(Collection entries)

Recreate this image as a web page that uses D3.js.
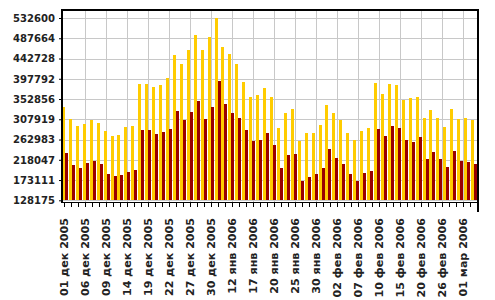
<!DOCTYPE html>
<html>
<head>
<meta charset="utf-8">
<script src="https://cdn.jsdelivr.net/npm/d3@7/dist/d3.min.js"></script>
<style>
  body { margin: 0; background: #fff; }
  svg { display: block; }
  .axis text { font-family: "DejaVu Sans", Verdana, sans-serif; font-size: 10px; font-weight: bold; fill: #222; }
  .axis line { stroke: #000; }
  .grid line { stroke: #c8c8c8; stroke-width: 1; }
  .frame { stroke: #000; stroke-width: 1.5; fill: none; }
</style>
</head>
<body>
<div id="chart"></div>
<script>
// working days, dec 2005 - mar 2006
var dates = [
  "01 дек 2005", "02 дек 2005", "05 дек 2005", "06 дек 2005", "07 дек 2005", "08 дек 2005",
  "09 дек 2005", "12 дек 2005", "13 дек 2005", "14 дек 2005", "15 дек 2005", "16 дек 2005",
  "19 дек 2005", "20 дек 2005", "21 дек 2005", "22 дек 2005", "23 дек 2005", "26 дек 2005",
  "27 дек 2005", "28 дек 2005", "29 дек 2005", "30 дек 2005", "10 янв 2006", "11 янв 2006",
  "12 янв 2006", "13 янв 2006", "16 янв 2006", "17 янв 2006", "18 янв 2006", "19 янв 2006",
  "20 янв 2006", "23 янв 2006", "24 янв 2006", "25 янв 2006", "26 янв 2006", "27 янв 2006",
  "30 янв 2006", "31 янв 2006", "01 фев 2006", "02 фев 2006", "03 фев 2006", "06 фев 2006",
  "07 фев 2006", "08 фев 2006", "09 фев 2006", "10 фев 2006", "13 фев 2006", "14 фев 2006",
  "15 фев 2006", "16 фев 2006", "17 фев 2006", "20 фев 2006", "21 фев 2006", "22 фев 2006",
  "26 фев 2006", "27 фев 2006", "28 фев 2006", "01 мар 2006", "02 мар 2006", "03 мар 2006"
];

var seriesA = [
  335000, 309000, 294000, 297000, 307000, 300000, 282000, 271000, 273000, 291000,
  294000, 387000, 386500, 380000, 384000, 399500, 450500, 430500, 461500, 495000,
  461500, 490500, 532600, 468000, 452500, 430500, 390500, 357500, 362000, 377500,
  357500, 288500, 322000, 330500, 260000, 277500, 277500, 295000, 339500, 322000,
  306500, 277500, 262000, 282000, 288500, 388500, 364000, 386000, 384000, 351500,
  355000, 357500, 311000, 328500, 311000, 291000, 330500, 308500, 311000, 306500
];

var seriesB = [
  234000, 207000, 200000, 212000, 216000, 209000, 187000, 183000, 185000, 192000,
  196000, 285000, 285000, 276000, 280000, 286500, 326000, 306000, 324000, 348500,
  308500, 335000, 393000, 342000, 322000, 311000, 284000, 260000, 262000, 277500,
  251000, 200000, 228500, 231000, 171000, 180000, 186500, 200000, 242000, 222000,
  208500, 186500, 171000, 188500, 193000, 286500, 271000, 293000, 288500, 262000,
  257500, 268500, 220000, 235500, 220000, 202000, 237500, 215500, 213000, 208500
];

var yTicks = [128175, 173111, 218047, 262983, 307919, 352856, 397792, 442728, 487664, 532600];

var WIDTH = 495, HEIGHT = 300;
var PLOT = { left: 62, right: 478, top: 10, bottom: 200.3, axis: 202.5 };

var svg = d3.select("#chart").append("svg")
  .attr("width", WIDTH)
  .attr("height", HEIGHT);

var y = d3.scaleLinear().domain([128175, 532600]).range([PLOT.bottom, 18]);
var x = d3.scaleBand().domain(dates).range([PLOT.left, PLOT.right]).paddingInner(0).paddingOuter(0);
var xTick = d3.scalePoint().domain(dates).range([64, 477]);
var xSub = d3.scaleBand().domain(["a", "b"]).range([0, 6]);

// grid
var grid = svg.append("g").attr("class", "grid").attr("shape-rendering", "crispEdges");
grid.selectAll("line.h").data(yTicks).enter().append("line")
  .attr("class", "h")
  .attr("x1", PLOT.left).attr("x2", PLOT.right)
  .attr("y1", function(d) { return Math.round(y(d)) + 0.5; })
  .attr("y2", function(d) { return Math.round(y(d)) + 0.5; });
grid.selectAll("line.v").data(dates.filter(function(d, i) { return i > 0 && i % 3 === 0; })).enter().append("line")
  .attr("class", "v")
  .attr("x1", function(d) { return Math.round(xTick(d)) + 0.5; })
  .attr("x2", function(d) { return Math.round(xTick(d)) + 0.5; })
  .attr("y1", PLOT.top).attr("y2", PLOT.axis);

// bars
var groups = svg.append("g").attr("shape-rendering", "crispEdges")
  .selectAll("g").data(dates).enter().append("g")
  .attr("transform", function(d) { return "translate(" + Math.round(x(d)) + ",0)"; });

groups.append("rect")
  .attr("x", xSub("a"))
  .attr("width", xSub.bandwidth())
  .attr("y", function(d, i) { return y(seriesA[i]); })
  .attr("height", function(d, i) { return y(128175) - y(seriesA[i]); })
  .attr("fill", "#ffcc00");

groups.append("rect")
  .attr("x", xSub("b"))
  .attr("width", xSub.bandwidth())
  .attr("y", function(d, i) { return y(seriesB[i]); })
  .attr("height", function(d, i) { return y(128175) - y(seriesB[i]); })
  .attr("fill", "#990000");

// axes
var yAxis = d3.axisLeft(y).tickValues(yTicks).tickSize(3).tickPadding(4).tickFormat(d3.format("d"));
var gy = svg.append("g").attr("class", "axis y")
  .attr("transform", "translate(" + PLOT.left + ",0)")
  .call(yAxis)
  .call(function(g) { g.select(".domain").remove(); });

var xAxis = d3.axisBottom(xTick).tickSize(4).tickFormat(function(d, i) { return i % 3 ? "" : d; });
var gx = svg.append("g").attr("class", "axis x")
  .attr("shape-rendering", "crispEdges")
  .attr("transform", "translate(0," + PLOT.axis + ")")
  .call(xAxis)
  .call(function(g) { g.select(".domain").remove(); });

gx.selectAll("text")
  .attr("transform", "rotate(-90)")
  .attr("text-anchor", "end")
  .attr("x", -15.5)
  .attr("y", 0)
  .attr("dy", "0.35em");

// size the label fonts to the widths in the original
function fitFont(sel, target) {
  var node = sel.filter(function(d) { return this.textContent.length > 0; }).node();
  var w = node.getComputedTextLength();
  sel.style("font-size", (10 * target / w) + "px");
}
fitFont(gy.selectAll("text"), 42);
fitFont(gx.selectAll("text"), 78);

// frame
svg.append("path").attr("class", "frame")
  .attr("shape-rendering", "crispEdges")
  .attr("d", "M" + PLOT.left + "," + PLOT.axis + "V" + PLOT.top + "H" + PLOT.right + "V212"
    + "M" + PLOT.left + "," + PLOT.axis + "H" + PLOT.right);
</script>
</body>
</html>
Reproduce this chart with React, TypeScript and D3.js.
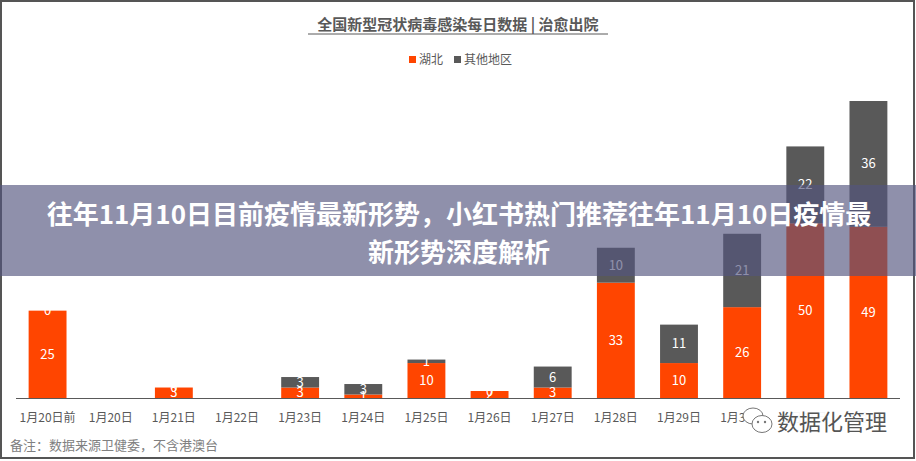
import React from "react";
import * as d3 from "d3";

const categories = ["1月20日前", "1月20日", "1月21日", "1月22日", "1月23日", "1月24日", "1月25日", "1月26日", "1月27日", "1月28日", "1月29日", "1月30日", "1月31日", "2月1日"];
const hubei = [25, 0, 3, 0, 3, 1, 10, 2, 3, 33, 10, 26, 50, 49];
const other = [0, 0, 0, 0, 3, 3, 1, 0, 6, 10, 11, 21, 22, 36];
const seriesNames = ["湖北", "其他地区"];
const seriesColors = ["#FF4500", "#595959"];
const title = "全国新型冠状病毒感染每日数据 | 治愈出院";
const note = "备注：数据来源卫健委，不含港澳台";
const bannerLines = ["往年11月10日目前疫情最新形势，小红书热门推荐往年11月10日疫情最", "新形势深度解析"];
const watermark = "数据化管理";

const W = 916;
const H = 461;
const FONT = "'Noto Sans CJK SC', 'Microsoft YaHei', sans-serif";

export default function App() {
  const x = d3.scaleBand<string>().domain(categories).range([16, 900]).paddingInner(0.4).paddingOuter(0.2);
  const y = d3.scaleLinear().domain([0, 85]).range([398, 101]);
  const rows = categories.map((c, i) => ({ c, hubei: hubei[i], other: other[i] }));
  const stack = d3.stack<any>().keys(["hubei", "other"])(rows);
  const bw = x.bandwidth();

  return (
    <svg width={W} height={H} style={{ position: "absolute", left: 0, top: 0, background: "#fff" }} fontFamily={FONT}>
      <rect x={0} y={0} width={W} height={H} fill="#fff" />
      <rect x={1} y={1} width={913} height={457} fill="none" stroke="#555" strokeWidth={2} />
      <text x={458} y={30} textAnchor="middle" fontSize={15} fontWeight="bold" fill="#595959">{title}</text>
      <line x1={308} x2={608} y1={34} y2={34} stroke="#595959" strokeWidth={1} />
      {/* legend */}
      <g fontSize={12} fill="#595959">
        <rect x={409} y={56} width={7} height={7} fill={seriesColors[0]} />
        <text x={419} y={64}>{seriesNames[0]}</text>
        <rect x={454} y={56} width={7} height={7} fill={seriesColors[1]} />
        <text x={464} y={64}>{seriesNames[1]}</text>
      </g>
      {stack.map((s, si) => (
        <g key={si} fill={seriesColors[si]}>
          {s.map((d, i) => (
            <rect key={i} x={x(categories[i])!} y={y(d[1])} width={bw} height={Math.max(0, y(d[0]) - y(d[1]))} />
          ))}
        </g>
      ))}
      {stack.map((s, si) => (
        <g key={"l" + si} fill="#fff" fontSize={13} textAnchor="middle">
          {s.map((d, i) => (
            <text key={i} x={x(categories[i])! + bw / 2} y={(y(d[0]) + y(d[1])) / 2 + 4.5}>{d[1] - d[0]}</text>
          ))}
        </g>
      ))}
      <line x1={16} x2={900} y1={398.5} y2={398.5} stroke="#595959" strokeWidth={1} />
      <g fontSize={12} fill="#595959" textAnchor="middle">
        {categories.map((c) => (
          <text key={c} x={x(c)! + bw / 2} y={422}>{c}</text>
        ))}
      </g>
      <text x={10} y={450} fontSize={13} fill="#808080">{note}</text>
      {/* banner */}
      <rect x={0} y={185} width={W} height={91} fill="rgb(83,85,126)" fillOpacity={0.65} />
      <g fill="#fff" fontSize={26} fontWeight="bold" textAnchor="middle">
        <text x={459} y={224}>{bannerLines[0]}</text>
        <text x={459} y={262}>{bannerLines[1]}</text>
      </g>
      {/* watermark */}
      <rect x={758} y={406} width={134} height={30} fill="#fff" fillOpacity={0.95} />
      <g stroke="#777" strokeWidth={1} fill="#fff">
        <ellipse cx={753} cy={416} rx={10} ry={8} />
        <ellipse cx={762} cy={424} rx={10} ry={8.5} />
        <circle cx={758} cy={422} r={1.2} fill="#777" stroke="none" />
        <circle cx={765} cy={422} r={1.2} fill="#777" stroke="none" />
      </g>
      <text x={777} y={430} fontSize={22} fill="#555" stroke="#fff" strokeWidth={0.6} paintOrder="stroke">{watermark}</text>
    </svg>
  );
}
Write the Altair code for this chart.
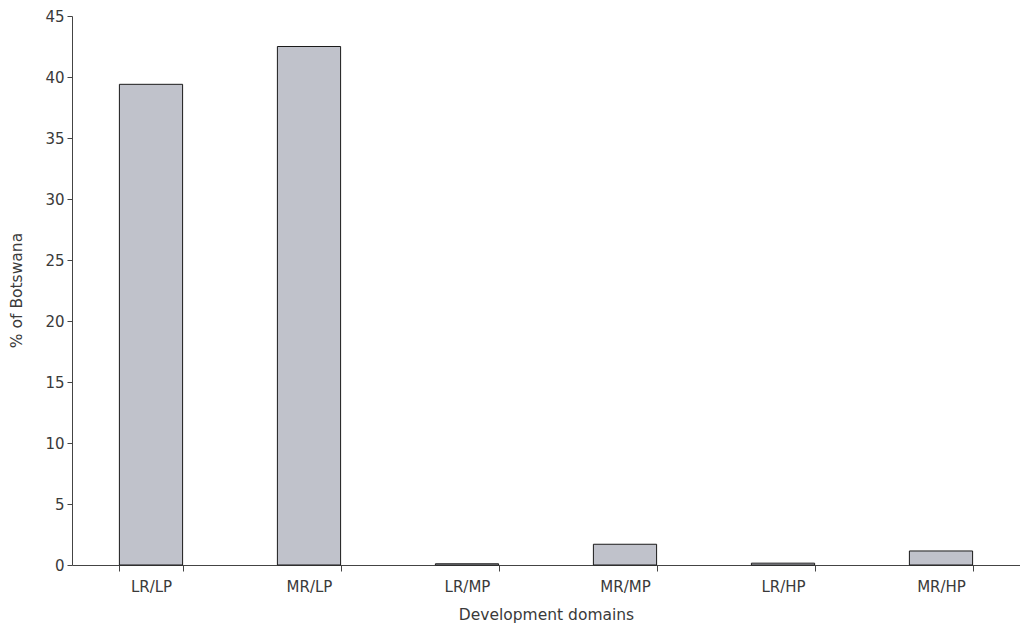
import altair as alt
import pandas as pd

categories = ["LR/LP", "MR/LP", "LR/MP", "MR/MP", "LR/HP", "MR/HP"]
values = [39.4, 42.5, 0.1, 1.7, 0.15, 1.15]

df = pd.DataFrame({"domain": categories, "pct": values})

FONT = "DejaVu Sans"
TXT = "#3a3a3a"

chart = alt.Chart(df).mark_bar(
    color="#c0c2cb", stroke="#1a1a1a", strokeWidth=1
).encode(
    x=alt.X("domain:N", sort=categories, title="Development domains",
            scale=alt.Scale(paddingInner=0.6, paddingOuter=0.3),
            axis=alt.Axis(labelAngle=0, tickBand="extent", tickSize=6,
                          labelPadding=8, titleY=49, titleBaseline="middle",
                          labelFontSize=15, titleFontSize=15.5,
                          labelFont=FONT, titleFont=FONT,
                          labelColor=TXT, titleColor=TXT,
                          domainColor="#444", tickColor="#444",
                          titleFontWeight="normal")),
    y=alt.Y("pct:Q", title="% of Botswana",
            scale=alt.Scale(domain=[0, 45], nice=False),
            axis=alt.Axis(values=list(range(0, 50, 5)), tickSize=5,
                          labelPadding=3, titleX=-48, titleY=274,
                          labelFontSize=15, titleFontSize=15.5,
                          labelFont=FONT, titleFont=FONT,
                          labelColor=TXT, titleColor=TXT,
                          domainColor="#444", tickColor="#444",
                          grid=False, titleFontWeight="normal")),
).properties(
    width=948, height=549,
    autosize=alt.AutoSizeParams(type="none"),
    padding={"left": 64, "top": 8, "right": 0, "bottom": 58},
).configure_view(stroke=None)

chart.save("out.html", embed_options={"renderer": "svg", "actions": False})
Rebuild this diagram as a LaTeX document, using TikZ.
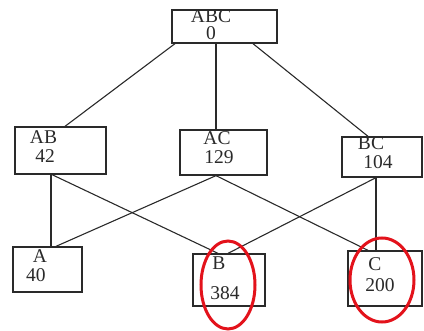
\documentclass[tikz,border=0pt]{standalone}
\usepackage{fontspec}
\setmainfont{Liberation Serif}
\definecolor{markred}{HTML}{E3121B}
\definecolor{inkc}{HTML}{2A2A2A}
\begin{document}
\begin{tikzpicture}[x=1pt,y=-1pt,
  boxst/.style={draw=inkc,line width=1.3pt,inner sep=0pt},
  lbl/.style={anchor=base,inner sep=0pt,text=inkc,font=\fontsize{19.5}{20}\selectfont},
  conn/.style={draw=inkc,line width=1.1pt},
  redmark/.style={draw=markred,line width=3pt}]
\useasboundingbox (0,0) rectangle (424,331);
% boxes
\node[boxst,minimum width=105pt,minimum height=33pt] (ABC) at (224.5,26.5) {};
\node[boxst,minimum width=91pt,minimum height=47pt] (AB) at (60.5,150.5) {};
\node[boxst,minimum width=87pt,minimum height=45pt] (AC) at (223.5,152.5) {};
\node[boxst,minimum width=80pt,minimum height=40pt] (BC) at (382,157) {};
\node[boxst,minimum width=69pt,minimum height=45pt] (A) at (47.5,269.5) {};
\node[boxst,minimum width=72pt,minimum height=52pt] (B) at (229,280) {};
\node[boxst,minimum width=74pt,minimum height=55pt] (C) at (385,278.5) {};
% texts
\node[lbl] (tABC) at (211,22.5) {ABC};
\node[lbl] (nABC) at (211,40) {0};
\node[lbl] (tAB) at (43.5,144) {AB};
\node[lbl] (nAB) at (45,163) {42};
\node[lbl] (tAC) at (217,145) {AC};
\node[lbl] (nAC) at (219,163.5) {129};
\node[lbl] (tBC) at (371,150) {BC};
\node[lbl] (nBC) at (378,169) {104};
\node[lbl] (tA) at (40,263) {A};
\node[lbl] (nA) at (36,282) {40};
\node[lbl] (tB) at (219,270) {B};
\node[lbl] (nB) at (225,300) {384};
\node[lbl] (tC) at (375,271) {C};
\node[lbl] (nC) at (380,292) {200};
% connectors
\draw[conn] ([xshift=-49.5pt]ABC.south) -- ([xshift=4.5pt]AB.north);
\draw[conn] ([xshift=-8.5pt]ABC.south) -- ([xshift=-7.5pt]AC.north);
\draw[conn] ([xshift=28.5pt]ABC.south) -- ([xshift=-14pt]BC.north);
\draw[conn] ([xshift=-9.5pt]AB.south) -- ([xshift=3.5pt]A.north);
\draw[conn] ([xshift=-8.5pt]AB.south) -- ([xshift=-11pt]B.north);
\draw[conn] ([xshift=-7.5pt]AC.south) -- ([xshift=8.5pt]A.north);
\draw[conn] ([xshift=-7.5pt]AC.south) -- ([xshift=-17pt]C.north);
\draw[conn] ([xshift=-6pt]BC.south) -- ([xshift=-1pt]B.north);
\draw[conn] ([xshift=-6pt]BC.south) -- ([xshift=-9pt]C.north);
% red marks
\draw[redmark] (228,285) ellipse [x radius=27pt, y radius=44pt];
\draw[redmark] (382,280) ellipse [x radius=32pt, y radius=42pt];
\end{tikzpicture}
\end{document}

**WHAT YOU ARE ASKED TO DO**
Your task is to quote, unchanged, only the lines from the line bearing "Reproduce this chart" through the line bearing "const bw = x.bandwidth();"; the pictures are not part of the copy.

**COMPLETE ANSWER**
Reproduce this chart with React, TypeScript and D3.js.
import React from "react";
import * as d3 from "d3";

const categories = ["1月20日前", "1月20日", "1月21日", "1月22日", "1月23日", "1月24日", "1月25日", "1月26日", "1月27日", "1月28日", "1月29日", "1月30日", "1月31日", "2月1日"];
const hubei = [25, 0, 3, 0, 3, 1, 10, 2, 3, 33, 10, 26, 50, 49];
const other = [0, 0, 0, 0, 3, 3, 1, 0, 6, 10, 11, 21, 22, 36];
const seriesNames = ["湖北", "其他地区"];
const seriesColors = ["#FF4500", "#595959"];
const title = "全国新型冠状病毒感染每日数据 | 治愈出院";
const note = "备注：数据来源卫健委，不含港澳台";
const bannerLines = ["往年11月10日目前疫情最新形势，小红书热门推荐往年11月10日疫情最", "新形势深度解析"];
const watermark = "数据化管理";

const W = 916;
const H = 461;
const FONT = "'Noto Sans CJK SC', 'Microsoft YaHei', sans-serif";

export default function App() {
  const x = d3.scaleBand<string>().domain(categories).range([16, 900]).paddingInner(0.4).paddingOuter(0.2);
  const y = d3.scaleLinear().domain([0, 85]).range([398, 101]);
  const rows = categories.map((c, i) => ({ c, hubei: hubei[i], other: other[i] }));
  const stack = d3.stack<any>().keys(["hubei", "other"])(rows);
  const bw = x.bandwidth();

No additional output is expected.